Search code examples
cassandracql

How to apply "not equal to" ( != ) operator on timeuuid column on cassandra query?


I have a column in cassandra table which contains timeuuid values. I want to exclude a row with a timeuuid value in a search query. if I apply '!=', I get the following error

Query:

select * from X where id != '0651de16-fa62-11eb-8318-dc4a3e6d5697 ' allow filtering ;

Error:

InvalidRequest: Error from server: code=2200 [Invalid query] message="Unsupported "!=" relation: id != '0651de16-fa62-11eb-8318-dc4a3e6d5697

I got that I can't apply '!=' on timeuuid values. In that case how to exclude a certain timeuuid value while searching?


Solution

  • I got that I can't apply '!=' on timeuuid values.
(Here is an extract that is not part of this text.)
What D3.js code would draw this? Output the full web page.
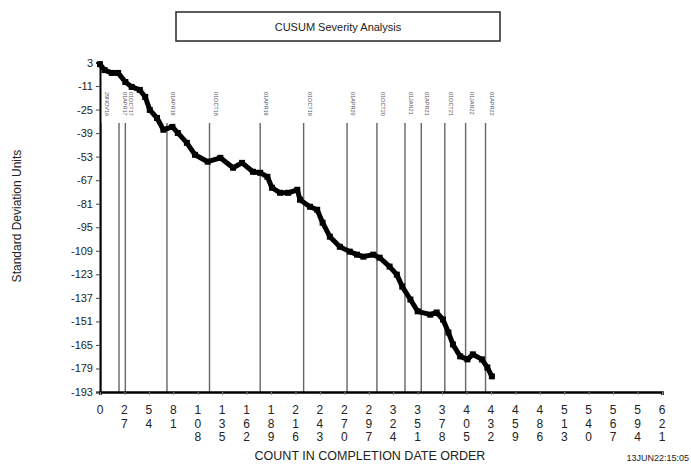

    It's not just for timeUUIDs. The not equals operator (!=) does not exist in CQL.

    Searching vs. Querying

    I want to exclude a row with a timeuuid value in a search query.

    First of all, searching and querying are not the same thing. Querying involves pulling back a result set of a known size with specific criteria. On the other hand, searching returns a result set of an unknown size using very liberal criteria.

    It's important to understand this difference, because Cassandra is built to support querying. And very specific querying, at that. Unfortunately this use case requires Cassandra to perform random reads (instead of sequential reads). The reality is that Cassandra was not designed to support random read patterns.

    Due to Cassandra's distributed nature, it also doesn't do well with full table scans. Essentially, query time becomes network time (for each partition in the result set) and that's never going to be fast.

    This is why the not equals operator does not exist in CQL. Because there's no way that Cassandra can isolate a specific partition or node with "not equals" criteria.

    That being said, there are some solutions available:

    • A distributed analytics layer like Apache Spark can run that query.
    • If it's just one or a few timeUUIDs which need to be excluded, then perhaps that's something which could be done in the application layer.
    • For a pure Cassandra solution, build your query to pull back the ids that you actually want. That's much easier for Cassandra to do, as opposed to telling Cassandra what you don't want.

    Note: The ALLOW FILTERING directive should never be used on a production system. The idea with Cassandra is to build tables to support intended, known queries. Sometimes data may need to be duplicated into one or more "query tables," and that's ok.